**GIVEN MATERIAL**
** begin **

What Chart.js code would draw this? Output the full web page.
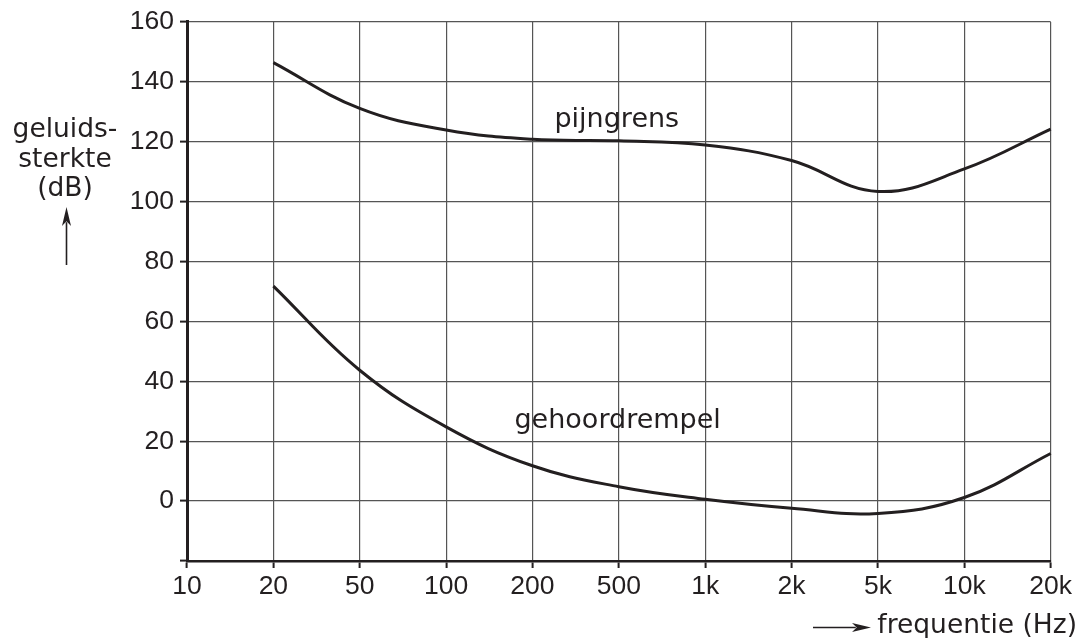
<!DOCTYPE html>
<html>
<head>
<meta charset="utf-8">
<script src="https://cdn.jsdelivr.net/npm/chart.js@4.4.1/dist/chart.umd.min.js"></script>
<style>
  html, body { margin: 0; padding: 0; background: #fff; }
  #wrap { width: 1087px; height: 638px; position: relative; }
</style>
</head>
<body>
<div id="wrap"><canvas id="chart"></canvas></div>
<script>
// frequencies along the x axis (equally spaced)
const frequencies = ["10", "20", "50", "100", "200", "500", "1k", "2k", "5k", "10k", "20k"]
// geluidssterkte in dB
const pijngrens = [null, 146.4, 131.1, 123.9, 120.8, 120.3, 118.9, 113.7, 103.4, 110.9, 124.2]
const gehoordrempel = [null, 71.8, 43.7, 24.8, 11.8, 4.8, 0.6, -2.4, -4.1, 1.2, 15.9]
const yTicks = [-20, 0, 20, 40, 60, 80, 100, 120, 140, 160]

const ink = "#231f20"
const gridColor = "#555"
const tickFont = { family: "'Liberation Sans', Arial, sans-serif", size: 26.5 }
const labelFont = "27px 'DejaVu Sans', sans-serif"
const titleFont = "26.5px 'DejaVu Sans', sans-serif"

function arrow(ctx, x1, y1, x2, y2) {
    const ang = Math.atan2(y2 - y1, x2 - x1)
    const len = 19, half = 4.5
    ctx.beginPath()
    ctx.moveTo(x1, y1)
    ctx.lineTo(x2 - Math.cos(ang) * len * 0.8, y2 - Math.sin(ang) * len * 0.8)
    ctx.lineWidth = 1.6
    ctx.stroke()
    ctx.beginPath()
    ctx.moveTo(x2, y2)
    ctx.lineTo(x2 - Math.cos(ang) * len - Math.sin(ang) * half, y2 - Math.sin(ang) * len + Math.cos(ang) * half)
    ctx.lineTo(x2 - Math.cos(ang) * len * 0.75, y2 - Math.sin(ang) * len * 0.75)
    ctx.lineTo(x2 - Math.cos(ang) * len + Math.sin(ang) * half, y2 - Math.sin(ang) * len - Math.cos(ang) * half)
    ctx.closePath()
    ctx.fill()
}

const annotations = {
    id: "annotations",
    afterDraw(chart) {
        const ctx = chart.ctx
        const x = chart.scales.x
        const y = chart.scales.y
        ctx.save()
        ctx.fillStyle = ink
        ctx.strokeStyle = ink
        ctx.textBaseline = "alphabetic"

        // curve labels
        ctx.font = labelFont
        ctx.textAlign = "left"
        ctx.fillText("pijngrens", x.getPixelForValue(4) + 22, y.getPixelForValue(125))
        ctx.fillText("gehoordrempel", x.getPixelForValue(4) - 18, y.getPixelForValue(24.3))

        // y axis title
        ctx.font = titleFont
        ctx.textAlign = "center"
        ctx.fillText("geluids-", 65, 137)
        ctx.fillText("sterkte", 65, 166.5)
        ctx.fillText("(dB)", 65, 196)
        arrow(ctx, 66.5, 265, 66.5, 207)

        // x axis title
        ctx.textAlign = "right"
        ctx.fillText("frequentie (Hz)", chart.width - 10, 633)
        arrow(ctx, 813, 627.5, 871, 627.5)
        ctx.restore()
    }
}

new Chart(document.getElementById("chart").getContext("2d"), {
    type: "line",
    data: {
        labels: frequencies,
        datasets: [
            {
                label: "pijngrens",
                data: pijngrens,
                borderColor: ink,
                borderWidth: 3,
                pointRadius: 0,
                tension: 0.4,
                fill: false,
            },
            {
                label: "gehoordrempel",
                data: gehoordrempel,
                borderColor: ink,
                borderWidth: 3,
                pointRadius: 0,
                tension: 0.4,
                fill: false,
            },
        ],
    },
    options: {
        responsive: true,
        maintainAspectRatio: false,
        animation: false,
        layout: { padding: { top: 20, right: 36.3, left: 0, bottom: 0 } },
        plugins: {
            legend: { display: false },
            tooltip: { enabled: false },
        },
        scales: {
            x: {
                type: "category",
                offset: false,
                grid: {
                    color: gridColor,
                    lineWidth: 1.2,
                    tickColor: ink,
                    tickWidth: 2,
                    tickLength: 7,
                },
                border: { color: ink, width: 2.5 },
                ticks: {
                    color: ink,
                    font: tickFont,
                    padding: 3,
                    maxRotation: 0,
                    autoSkip: false,
                },
                afterFit(scale) { scale.height = 77 },
            },
            y: {
                min: -20,
                max: 160,
                afterBuildTicks(scale) { scale.ticks = yTicks.map(v => ({ value: v })) },
                grid: {
                    color: gridColor,
                    lineWidth: 1.2,
                    tickColor: ink,
                    tickWidth: 2,
                    tickLength: 7,
                },
                border: { color: ink, width: 3 },
                ticks: {
                    color: ink,
                    font: tickFont,
                    padding: 6,
                    callback: v => (v === -20 ? "" : v),
                },
                afterFit(scale) { scale.width = 187 },
            },
        },
    },
    plugins: [annotations],
})
</script>
</body>
</html>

** end **

**THE REQUEST**
Restate the listing above word for word, and skip the pictures.

**RIGHT ANSWER**
What Chart.js code would draw this? Output the full web page.
<!DOCTYPE html>
<html>
<head>
<meta charset="utf-8">
<script src="https://cdn.jsdelivr.net/npm/chart.js@4.4.1/dist/chart.umd.min.js"></script>
<style>
  html, body { margin: 0; padding: 0; background: #fff; }
  #wrap { width: 1087px; height: 638px; position: relative; }
</style>
</head>
<body>
<div id="wrap"><canvas id="chart"></canvas></div>
<script>
// frequencies along the x axis (equally spaced)
const frequencies = ["10", "20", "50", "100", "200", "500", "1k", "2k", "5k", "10k", "20k"]
// geluidssterkte in dB
const pijngrens = [null, 146.4, 131.1, 123.9, 120.8, 120.3, 118.9, 113.7, 103.4, 110.9, 124.2]
const gehoordrempel = [null, 71.8, 43.7, 24.8, 11.8, 4.8, 0.6, -2.4, -4.1, 1.2, 15.9]
const yTicks = [-20, 0, 20, 40, 60, 80, 100, 120, 140, 160]

const ink = "#231f20"
const gridColor = "#555"
const tickFont = { family: "'Liberation Sans', Arial, sans-serif", size: 26.5 }
const labelFont = "27px 'DejaVu Sans', sans-serif"
const titleFont = "26.5px 'DejaVu Sans', sans-serif"

function arrow(ctx, x1, y1, x2, y2) {
    const ang = Math.atan2(y2 - y1, x2 - x1)
    const len = 19, half = 4.5
    ctx.beginPath()
    ctx.moveTo(x1, y1)
    ctx.lineTo(x2 - Math.cos(ang) * len * 0.8, y2 - Math.sin(ang) * len * 0.8)
    ctx.lineWidth = 1.6
    ctx.stroke()
    ctx.beginPath()
    ctx.moveTo(x2, y2)
    ctx.lineTo(x2 - Math.cos(ang) * len - Math.sin(ang) * half, y2 - Math.sin(ang) * len + Math.cos(ang) * half)
    ctx.lineTo(x2 - Math.cos(ang) * len * 0.75, y2 - Math.sin(ang) * len * 0.75)
    ctx.lineTo(x2 - Math.cos(ang) * len + Math.sin(ang) * half, y2 - Math.sin(ang) * len - Math.cos(ang) * half)
    ctx.closePath()
    ctx.fill()
}

const annotations = {
    id: "annotations",
    afterDraw(chart) {
        const ctx = chart.ctx
        const x = chart.scales.x
        const y = chart.scales.y
        ctx.save()
        ctx.fillStyle = ink
        ctx.strokeStyle = ink
        ctx.textBaseline = "alphabetic"

        // curve labels
        ctx.font = labelFont
        ctx.textAlign = "left"
        ctx.fillText("pijngrens", x.getPixelForValue(4) + 22, y.getPixelForValue(125))
        ctx.fillText("gehoordrempel", x.getPixelForValue(4) - 18, y.getPixelForValue(24.3))

        // y axis title
        ctx.font = titleFont
        ctx.textAlign = "center"
        ctx.fillText("geluids-", 65, 137)
        ctx.fillText("sterkte", 65, 166.5)
        ctx.fillText("(dB)", 65, 196)
        arrow(ctx, 66.5, 265, 66.5, 207)

        // x axis title
        ctx.textAlign = "right"
        ctx.fillText("frequentie (Hz)", chart.width - 10, 633)
        arrow(ctx, 813, 627.5, 871, 627.5)
        ctx.restore()
    }
}

new Chart(document.getElementById("chart").getContext("2d"), {
    type: "line",
    data: {
        labels: frequencies,
        datasets: [
            {
                label: "pijngrens",
                data: pijngrens,
                borderColor: ink,
                borderWidth: 3,
                pointRadius: 0,
                tension: 0.4,
                fill: false,
            },
            {
                label: "gehoordrempel",
                data: gehoordrempel,
                borderColor: ink,
                borderWidth: 3,
                pointRadius: 0,
                tension: 0.4,
                fill: false,
            },
        ],
    },
    options: {
        responsive: true,
        maintainAspectRatio: false,
        animation: false,
        layout: { padding: { top: 20, right: 36.3, left: 0, bottom: 0 } },
        plugins: {
            legend: { display: false },
            tooltip: { enabled: false },
        },
        scales: {
            x: {
                type: "category",
                offset: false,
                grid: {
                    color: gridColor,
                    lineWidth: 1.2,
                    tickColor: ink,
                    tickWidth: 2,
                    tickLength: 7,
                },
                border: { color: ink, width: 2.5 },
                ticks: {
                    color: ink,
                    font: tickFont,
                    padding: 3,
                    maxRotation: 0,
                    autoSkip: false,
                },
                afterFit(scale) { scale.height = 77 },
            },
            y: {
                min: -20,
                max: 160,
                afterBuildTicks(scale) { scale.ticks = yTicks.map(v => ({ value: v })) },
                grid: {
                    color: gridColor,
                    lineWidth: 1.2,
                    tickColor: ink,
                    tickWidth: 2,
                    tickLength: 7,
                },
                border: { color: ink, width: 3 },
                ticks: {
                    color: ink,
                    font: tickFont,
                    padding: 6,
                    callback: v => (v === -20 ? "" : v),
                },
                afterFit(scale) { scale.width = 187 },
            },
        },
    },
    plugins: [annotations],
})
</script>
</body>
</html>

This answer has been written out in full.